Другое указание на то, что Михаил. Александрович принимал активное участие в событиях, имеется у Бьюкенена. В своих «Мемуарах дипломата» Бьюкенен пишет: «В среду 14-го числа великий князь Михаил Александрович, остановившийся в частном доме близ посольства, пригласил меня к себе. Он сказал мне, что, несмотря на то, что случилось в Бологое (задержание царского поезда), он все еще надеется, что император прибудет в Царское Село около 6 часов сегодня вечером; что Родзянко должен представить для подписи его величеству манифест, дарующий конституцию и уполномачивающий Родзянко избрать членов нового правительства, и что сам он, равно как и великий князь Кирилл Владимирович, дали свои подписи под проектом этого манифеста с целью подкрепить позицию Родзянко. Его высочество сказал, что он надеется увидеть императора вечером, и спросил меня, не пожелаю ли я что-нибудь ему сказать. Я ответил, что я просил бы только его умолять императора от имени короля Георга, питающего столь горячую привязанность к его величеству, подписать манифест, показаться перед народом и прийти, к полному примирению с ним» (Бьюкенен, «Мемуары дипломата», с. 133, изд. Гос издат). Конечно, к Бьюкенену Михаил Александрович ходил не ради его прекрасных глаз. Вопрос ставился чрезвычайно ясно. Хотели, пытались заручиться поддержкой Англии на случай проведения в жизнь программы буржуазного переворота. Первого марта Родзянко еще надеялся и боролся, великий князь помогал ему и добывал союзников.
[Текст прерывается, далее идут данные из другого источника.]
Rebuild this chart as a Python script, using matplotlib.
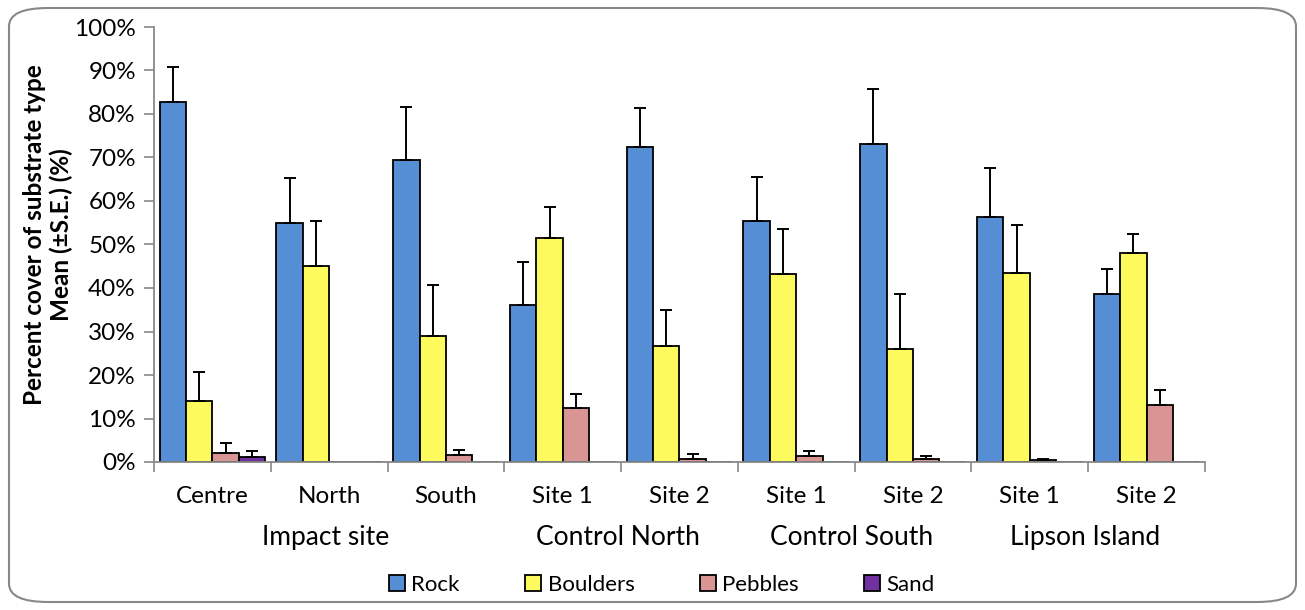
import numpy as np
import matplotlib
matplotlib.use("Agg")
import matplotlib.pyplot as plt
from matplotlib.patches import FancyBboxPatch

plt.rcParams['font.family'] = ['Lato', 'DejaVu Sans']

sites = ['Centre', 'North', 'South', 'Site 1', 'Site 2', 'Site 1', 'Site 2', 'Site 1', 'Site 2']
locations = ['Impact site', 'Control North', 'Control South', 'Lipson Island']
location_span = [(0, 2), (3, 4), (5, 6), (7, 8)]

substrates = ['Rock', 'Boulders', 'Pebbles', 'Sand']
colors = ['#558ED5', '#FCFA5C', '#D99594', '#7030A0']

# mean cover (%) and upper S.E. limit (%)
rock = [82.7, 54.9, 69.5, 36.2, 72.5, 55.3, 73.1, 56.3, 38.7]
rock_hi = [90.8, 65.4, 81.5, 45.9, 81.4, 65.5, 85.7, 67.5, 44.3]
boulders = [14.0, 45.1, 28.9, 51.4, 26.6, 43.2, 26.0, 43.4, 48.1]
boulders_hi = [20.7, 55.4, 40.7, 58.6, 34.9, 53.6, 38.6, 54.5, 52.4]
pebbles = [2.1, 0.0, 1.6, 12.3, 0.8, 1.3, 0.8, 0.4, 13.1]
pebbles_hi = [4.4, 0.0, 2.7, 15.6, 1.8, 2.5, 1.3, 0.7, 16.6]
sand = [1.1, 0, 0, 0, 0, 0, 0, 0, 0]
sand_hi = [2.5, 0, 0, 0, 0, 0, 0, 0, 0]

means = [rock, boulders, pebbles, sand]
uppers = [rock_hi, boulders_hi, pebbles_hi, sand_hi]

fig = plt.figure(figsize=(13.05, 6.1), dpi=100)
ax = fig.add_axes([154 / 1305, 1 - 462 / 610, (1205 - 154) / 1305, (462 - 27) / 610])

x = np.arange(len(sites))
w = 0.226
for i, (name, m, hi, c) in enumerate(zip(substrates, means, uppers, colors)):
    m = np.array(m)
    err = np.array(hi) - m
    pos = x + (i - 1.5) * w
    ax.bar(pos, m, w, color=c, edgecolor='black', linewidth=1.3, label=name, zorder=2)
    show = m > 0
    ax.errorbar(pos[show], m[show], yerr=[np.zeros(show.sum()), err[show]],
                fmt='none', ecolor='black', elinewidth=1.4, capsize=4.5, capthick=1.4, zorder=3)

ax.set_xlim(-0.5, len(sites) - 0.5)
ax.set_ylim(0, 100)
ax.set_yticks(np.arange(0, 101, 10))
ax.set_yticklabels([f'{v}%' for v in range(0, 101, 10)], fontsize=17.5)
ax.set_xticks(np.arange(-0.5, len(sites), 1))
ax.set_xticklabels([])
ax.tick_params(axis='both', direction='out', length=7, color='#888888', width=1.2)
ax.tick_params(axis='y', pad=6)
for s in ['top', 'right']:
    ax.spines[s].set_visible(False)
for s in ['left', 'bottom']:
    ax.spines[s].set_color('#888888')
    ax.spines[s].set_linewidth(1.3)

for xi, s in zip(x, sites):
    ax.text(xi, -8, s, ha='center', va='center', fontsize=17.5, clip_on=False)
for loc, (a, b) in zip(locations, location_span):
    ax.text((a + b) / 2 - 0.03, -17.4, loc, ha='center', va='center', fontsize=19, clip_on=False)

fig.text(35 / 1305, 1 - 235 / 610, 'Percent cover of substrate type', rotation=90,
         ha='center', va='center', fontsize=17.5, fontweight='bold')
fig.text(61 / 1305, 1 - 235 / 610, 'Mean (\u00b1S.E.) (%)', rotation=90,
         ha='center', va='center', fontsize=17.5, fontweight='bold')

fig.legend(loc='center', bbox_to_anchor=(662 / 1305, 1 - 585 / 610), ncol=4, frameon=False,
           fontsize=16, handlelength=0.7, handleheight=0.7, handletextpad=0.3,
           columnspacing=2.95)

border = FancyBboxPatch((9 / 1305, 8 / 610), 1287 / 1305, 594 / 610,
                        boxstyle='round,pad=0,rounding_size=0.03', transform=fig.transFigure,
                        facecolor='none', edgecolor='#888888', linewidth=1.5)
fig.patches.append(border)

fig.savefig('out.png', dpi=100)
164. По свидетельству Шидловского, вместе с Родзянко был позван и князь Львов (Шидловский, «Воспоминания», ч. II, с. 89).

165. Первоначальный текст акта об отречении Михаила был написан Некрасовым. Это утверждение Шульгина подтверждает и Набоков В. Д. и Милюков П. Н., но этот проект был, говоря словами Милюкова, «очень слаб и неудачен». Для редактирования проекта был вызван Набоков, по его предложению был вызван Нольде (Набоков, «Временное Правительство», с. 32).
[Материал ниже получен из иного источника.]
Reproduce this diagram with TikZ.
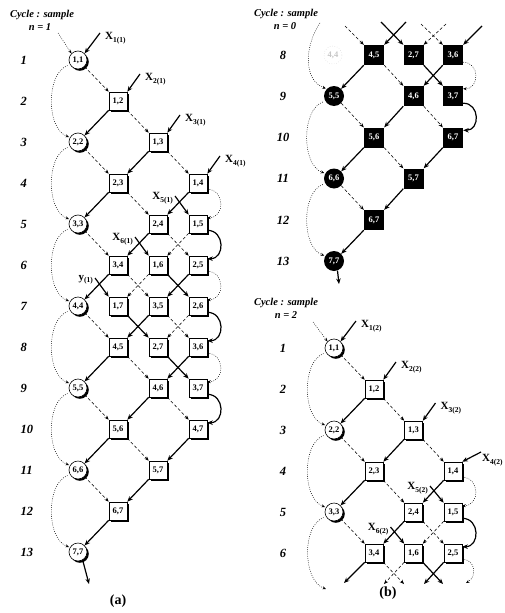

«К нам же присоединился В. В. Шульгин, – пишет Набоков, – текст отречения и был составлен нами втроем, с сильным видоизменением Некрасовского черновика». (Набоков, «Временное Правительство», с. 32). Шульгин упоминает еще Некрасова и Керенского как принимавших участие в составлении манифеста.

166. Акт об отречении Михаила. – При составлении самого акта было необходимо решить ряд вопросов. Набоков так излагает принципиальные соображения, из которых они исходили и к которым пришли при составлении акта:

«Для того, чтобы найти правильную форму для акта об отречении, надо было предварительно решить ряд преюдициальных вопросов. Из них первым являлся вопрос, связанный с внешней формой акта. Надо ли было считать, что в момент его подписания Михаил Александрович был уже императором, и что акт является таким же актом отречения, как и документ, подписанный Николаем II? Но, во-первых, в случае решения вопроса в положительном смысле, отречение Михаила могло вызвать такие же сомнения относительно прав других членов императорской фамилии, какие в сущности вытекали и из отречения Николая II, с другой стороны, этим санкционировалось бы неверное предположение Николая II, будто он в праве был сделать Михаила императором. Таким образом, мы пришли к выводу, что создавшееся положение должно быть трактуемо так: Михаил отказывается от принятия верховной власти. К этому, собственно, должно было свестись юридически ценное содержание акта. Но по условиям момента оказалось необходимым, не ограничиваясь его отрицательной стороной, воспользоваться этим актом для того, чтобы в глазах той части населения, для которой он мог иметь серьезное нравственное значение, – торжественно подкрепить полноту власти Временного Правительства и преемственную связь его с Государственной Думой. Это и было сделано в словах: “Временному Правительству, по почину Государственной Думы возникшему я облеченному всей полнотой власти”. Первая часть формулы дана Шульгиным, другая мною». (Набоков, «Времени. Правит.», с. 33, 34).